Ysbaddaden- Celtic GiantGiant"Chief Giant"
Also known as: Ysbaddaden Bencawr and Ysbaddaden Pencawr
Description
Chief of Giants whose eyelids were so heavy they had to be propped open with forks. He set forty impossible tasks for Culhwch to win his daughter Olwen, knowing that her marriage meant his own death — and when every task was fulfilled, his head was struck from his shoulders.
Mythology & Lore
The Giant Whose Death Was Foretold
Ysbaddaden Bencawr (Chief Giant) dwells in an immense fortress in the tale of Culhwch ac Olwen, one of the earliest Arthurian prose narratives in Welsh. His defining curse is that he will die on the day his daughter Olwen marries. Every aspect of his character flows from this doom: his resistance, his impossible demands, and his ultimate helplessness against fate.
When Culhwch arrives seeking Olwen's hand, Ysbaddaden's servants try to delay. Three times Culhwch and his companions approach the hall, and three times Ysbaddaden hurls a poisoned stone spear at them as they leave. Each time, one of Culhwch's companions catches the spear and hurls it back, wounding the giant: once in the knee, once through the chest, and once through the eye. Despite these injuries, the giant survives, sustained by whatever force keeps him alive until the appointed day.
His most striking physical feature is the weight of his eyelids, so massive that his attendants must prop them open with iron forks so he can see his visitors. This grotesque detail emphasizes both his enormity and his decrepitude: Ysbaddaden is not a vigorous antagonist but a creature bound by prophecy, propping open his own eyes to watch his doom approach.
The Forty Tasks
Ysbaddaden sets approximately forty conditions that must be met before he will grant Olwen to Culhwch.

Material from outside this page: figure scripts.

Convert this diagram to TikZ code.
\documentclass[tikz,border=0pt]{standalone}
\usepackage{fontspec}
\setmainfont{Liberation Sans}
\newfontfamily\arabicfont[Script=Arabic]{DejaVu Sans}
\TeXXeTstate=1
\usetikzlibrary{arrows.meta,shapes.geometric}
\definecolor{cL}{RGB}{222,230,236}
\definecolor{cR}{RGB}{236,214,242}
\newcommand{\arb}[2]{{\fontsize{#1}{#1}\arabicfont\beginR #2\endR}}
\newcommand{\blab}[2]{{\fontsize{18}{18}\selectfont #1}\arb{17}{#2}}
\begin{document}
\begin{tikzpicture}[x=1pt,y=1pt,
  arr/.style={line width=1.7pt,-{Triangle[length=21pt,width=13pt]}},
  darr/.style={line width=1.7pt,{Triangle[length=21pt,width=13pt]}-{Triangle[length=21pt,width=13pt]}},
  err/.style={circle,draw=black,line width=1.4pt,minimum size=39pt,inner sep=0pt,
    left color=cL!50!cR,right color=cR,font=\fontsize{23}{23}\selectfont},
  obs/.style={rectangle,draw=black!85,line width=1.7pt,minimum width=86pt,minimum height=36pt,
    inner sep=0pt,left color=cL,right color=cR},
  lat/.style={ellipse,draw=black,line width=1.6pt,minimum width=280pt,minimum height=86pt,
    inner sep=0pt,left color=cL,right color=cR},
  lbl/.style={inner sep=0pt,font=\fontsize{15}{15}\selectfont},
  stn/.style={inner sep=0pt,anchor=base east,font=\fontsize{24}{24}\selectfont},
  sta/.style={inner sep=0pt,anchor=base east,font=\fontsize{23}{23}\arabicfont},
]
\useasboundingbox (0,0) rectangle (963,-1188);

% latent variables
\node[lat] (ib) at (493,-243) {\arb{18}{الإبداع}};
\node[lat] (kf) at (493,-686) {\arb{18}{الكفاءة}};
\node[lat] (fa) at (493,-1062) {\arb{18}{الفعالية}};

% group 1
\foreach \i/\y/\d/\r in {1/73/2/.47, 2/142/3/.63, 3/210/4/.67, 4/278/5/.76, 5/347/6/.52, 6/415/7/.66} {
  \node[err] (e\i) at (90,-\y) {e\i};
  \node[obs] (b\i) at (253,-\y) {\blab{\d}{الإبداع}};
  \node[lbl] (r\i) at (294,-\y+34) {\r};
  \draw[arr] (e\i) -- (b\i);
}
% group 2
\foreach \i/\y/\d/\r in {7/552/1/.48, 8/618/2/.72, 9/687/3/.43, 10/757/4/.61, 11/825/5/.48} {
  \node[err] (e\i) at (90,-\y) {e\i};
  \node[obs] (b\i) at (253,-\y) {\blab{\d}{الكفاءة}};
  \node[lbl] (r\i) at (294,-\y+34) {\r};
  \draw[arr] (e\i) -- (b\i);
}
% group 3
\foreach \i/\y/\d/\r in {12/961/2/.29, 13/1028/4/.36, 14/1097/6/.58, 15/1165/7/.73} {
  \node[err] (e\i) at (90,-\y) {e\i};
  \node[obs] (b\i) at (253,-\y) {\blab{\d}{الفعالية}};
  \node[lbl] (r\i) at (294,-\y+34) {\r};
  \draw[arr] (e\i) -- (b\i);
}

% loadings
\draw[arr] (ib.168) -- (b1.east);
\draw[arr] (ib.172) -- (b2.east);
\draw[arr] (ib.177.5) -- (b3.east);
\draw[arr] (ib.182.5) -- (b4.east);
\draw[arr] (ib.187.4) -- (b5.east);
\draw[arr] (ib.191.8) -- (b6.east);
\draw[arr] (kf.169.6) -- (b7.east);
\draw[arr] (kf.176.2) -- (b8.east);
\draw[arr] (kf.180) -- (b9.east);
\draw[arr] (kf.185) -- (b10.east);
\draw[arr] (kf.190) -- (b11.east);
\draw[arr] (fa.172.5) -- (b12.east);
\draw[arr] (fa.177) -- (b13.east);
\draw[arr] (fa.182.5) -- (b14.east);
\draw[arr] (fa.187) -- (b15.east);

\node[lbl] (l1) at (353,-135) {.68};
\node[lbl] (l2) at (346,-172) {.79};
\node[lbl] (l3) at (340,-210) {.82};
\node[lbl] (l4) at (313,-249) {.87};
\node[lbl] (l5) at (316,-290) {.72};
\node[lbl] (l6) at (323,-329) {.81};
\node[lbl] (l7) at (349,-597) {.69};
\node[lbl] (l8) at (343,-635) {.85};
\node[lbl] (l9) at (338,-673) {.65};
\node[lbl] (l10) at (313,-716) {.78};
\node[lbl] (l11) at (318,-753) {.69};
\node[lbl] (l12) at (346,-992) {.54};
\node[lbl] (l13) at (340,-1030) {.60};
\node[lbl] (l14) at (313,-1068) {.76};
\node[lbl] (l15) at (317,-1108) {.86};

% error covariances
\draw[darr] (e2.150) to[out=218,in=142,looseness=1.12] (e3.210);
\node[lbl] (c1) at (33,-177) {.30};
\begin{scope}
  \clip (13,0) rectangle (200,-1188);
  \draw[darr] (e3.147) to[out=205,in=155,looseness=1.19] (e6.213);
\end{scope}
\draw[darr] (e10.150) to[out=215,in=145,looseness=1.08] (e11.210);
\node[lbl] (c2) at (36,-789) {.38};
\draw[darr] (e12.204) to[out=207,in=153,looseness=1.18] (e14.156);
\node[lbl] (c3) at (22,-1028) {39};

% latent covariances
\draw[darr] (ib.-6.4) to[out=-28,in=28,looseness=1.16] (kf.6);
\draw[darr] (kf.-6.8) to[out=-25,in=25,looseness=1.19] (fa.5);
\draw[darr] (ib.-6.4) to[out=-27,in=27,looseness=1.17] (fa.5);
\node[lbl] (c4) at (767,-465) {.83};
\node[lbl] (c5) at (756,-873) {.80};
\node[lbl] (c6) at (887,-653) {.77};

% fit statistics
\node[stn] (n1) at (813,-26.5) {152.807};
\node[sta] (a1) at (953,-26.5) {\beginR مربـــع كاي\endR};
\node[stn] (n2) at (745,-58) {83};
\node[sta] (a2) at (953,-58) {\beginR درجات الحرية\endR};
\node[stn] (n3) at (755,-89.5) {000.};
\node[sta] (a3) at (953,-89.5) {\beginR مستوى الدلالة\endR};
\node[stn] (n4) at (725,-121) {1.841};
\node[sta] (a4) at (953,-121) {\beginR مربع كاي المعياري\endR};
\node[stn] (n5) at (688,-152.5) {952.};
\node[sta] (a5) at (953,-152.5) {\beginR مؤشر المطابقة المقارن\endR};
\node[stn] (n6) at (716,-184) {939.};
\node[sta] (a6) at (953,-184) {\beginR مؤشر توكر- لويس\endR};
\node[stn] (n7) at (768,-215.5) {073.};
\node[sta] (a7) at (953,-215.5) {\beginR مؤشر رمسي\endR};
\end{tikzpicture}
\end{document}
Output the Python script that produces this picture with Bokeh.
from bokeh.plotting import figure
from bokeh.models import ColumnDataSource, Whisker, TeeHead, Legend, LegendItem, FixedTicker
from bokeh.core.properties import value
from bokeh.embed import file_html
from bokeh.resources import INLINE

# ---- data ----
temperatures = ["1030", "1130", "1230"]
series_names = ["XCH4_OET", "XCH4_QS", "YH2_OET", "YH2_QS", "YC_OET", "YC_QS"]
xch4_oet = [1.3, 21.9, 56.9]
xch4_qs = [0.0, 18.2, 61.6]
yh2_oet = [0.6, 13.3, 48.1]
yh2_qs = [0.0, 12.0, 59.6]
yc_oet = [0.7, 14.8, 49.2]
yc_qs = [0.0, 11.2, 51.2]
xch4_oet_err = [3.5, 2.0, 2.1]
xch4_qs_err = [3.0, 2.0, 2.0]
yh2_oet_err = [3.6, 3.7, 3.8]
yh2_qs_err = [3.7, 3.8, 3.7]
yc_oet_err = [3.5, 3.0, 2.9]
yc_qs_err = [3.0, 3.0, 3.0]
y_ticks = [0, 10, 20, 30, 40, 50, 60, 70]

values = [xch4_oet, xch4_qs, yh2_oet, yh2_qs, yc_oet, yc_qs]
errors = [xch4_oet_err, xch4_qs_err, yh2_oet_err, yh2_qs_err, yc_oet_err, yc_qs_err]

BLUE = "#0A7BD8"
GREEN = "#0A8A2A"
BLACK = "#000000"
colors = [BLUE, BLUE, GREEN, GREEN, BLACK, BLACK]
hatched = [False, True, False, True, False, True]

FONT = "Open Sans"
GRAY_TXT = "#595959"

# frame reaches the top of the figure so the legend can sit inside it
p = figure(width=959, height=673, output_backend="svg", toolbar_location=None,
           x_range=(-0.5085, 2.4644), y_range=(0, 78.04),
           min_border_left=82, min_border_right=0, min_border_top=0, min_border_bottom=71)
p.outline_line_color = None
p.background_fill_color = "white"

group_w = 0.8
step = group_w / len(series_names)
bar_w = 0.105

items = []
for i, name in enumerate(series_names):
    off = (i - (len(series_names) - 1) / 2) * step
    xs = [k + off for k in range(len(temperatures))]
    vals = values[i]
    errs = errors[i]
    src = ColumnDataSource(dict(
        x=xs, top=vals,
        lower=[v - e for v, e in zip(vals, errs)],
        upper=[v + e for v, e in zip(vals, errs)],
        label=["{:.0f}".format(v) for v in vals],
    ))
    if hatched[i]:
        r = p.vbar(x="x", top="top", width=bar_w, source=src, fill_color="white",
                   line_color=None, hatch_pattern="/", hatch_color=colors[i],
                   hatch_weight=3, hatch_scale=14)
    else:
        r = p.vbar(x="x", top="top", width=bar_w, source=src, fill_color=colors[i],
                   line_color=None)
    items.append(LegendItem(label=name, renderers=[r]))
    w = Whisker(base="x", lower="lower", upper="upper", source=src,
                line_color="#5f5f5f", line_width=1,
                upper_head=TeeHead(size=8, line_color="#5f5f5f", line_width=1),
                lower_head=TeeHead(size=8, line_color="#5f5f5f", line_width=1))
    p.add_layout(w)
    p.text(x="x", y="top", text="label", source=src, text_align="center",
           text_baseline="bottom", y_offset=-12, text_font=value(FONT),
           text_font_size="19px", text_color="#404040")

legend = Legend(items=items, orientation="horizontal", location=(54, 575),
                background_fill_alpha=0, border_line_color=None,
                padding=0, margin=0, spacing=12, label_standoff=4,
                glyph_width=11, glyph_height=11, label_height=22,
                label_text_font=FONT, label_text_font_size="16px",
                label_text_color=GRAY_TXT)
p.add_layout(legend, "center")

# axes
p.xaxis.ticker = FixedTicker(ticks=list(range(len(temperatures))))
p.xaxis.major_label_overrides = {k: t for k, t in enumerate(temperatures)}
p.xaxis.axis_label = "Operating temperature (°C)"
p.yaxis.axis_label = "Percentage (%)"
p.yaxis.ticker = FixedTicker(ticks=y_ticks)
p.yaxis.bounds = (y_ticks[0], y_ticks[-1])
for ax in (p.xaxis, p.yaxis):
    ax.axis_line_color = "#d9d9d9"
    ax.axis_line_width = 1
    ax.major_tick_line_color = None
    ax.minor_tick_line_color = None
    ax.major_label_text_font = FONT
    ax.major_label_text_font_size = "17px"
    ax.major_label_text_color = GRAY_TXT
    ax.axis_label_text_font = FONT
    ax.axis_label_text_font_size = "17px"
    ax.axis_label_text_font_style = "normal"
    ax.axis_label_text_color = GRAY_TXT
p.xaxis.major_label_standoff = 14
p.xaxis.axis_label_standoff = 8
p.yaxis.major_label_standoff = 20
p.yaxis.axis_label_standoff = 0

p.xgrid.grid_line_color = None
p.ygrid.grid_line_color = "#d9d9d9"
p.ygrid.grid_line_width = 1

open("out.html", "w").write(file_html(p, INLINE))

Each task is designed to be impossible, and many are interconnected: to accomplish one, another must first be completed, and that one requires yet another. Among the demands are: to clear a vast hill and sow it in a single day, to obtain the comb and shears from between the ears of the great boar Twrch Trwyth, to secure specific vessels and tools that only particular heroes or supernatural beings possess, and to hunt creatures that no mortal hunt has ever caught.
Each time Ysbaddaden names a task, Culhwch answers with the same formula: "It is easy for me to get that, though you may think it is not easy." The hero does not flinch, and with the help of Arthur and his warband, he accomplishes every demand. The hunt of the Twrch Trwyth, the monstrous boar pursued across Ireland, Wales, and Cornwall, forms the tale's great adventure sequence, requiring the combined strength of Arthur's warriors.
When every task is fulfilled, Ysbaddaden has no defense remaining. Goreu fab Custennin, his own nephew whose brothers the giant had killed, seizes him and drags him to the chopping block. The giant's head is struck off, and the prophecy is complete. Ysbaddaden accepts his death with a resigned acknowledgment that his time has come, a giant who knew from the beginning that he could not win.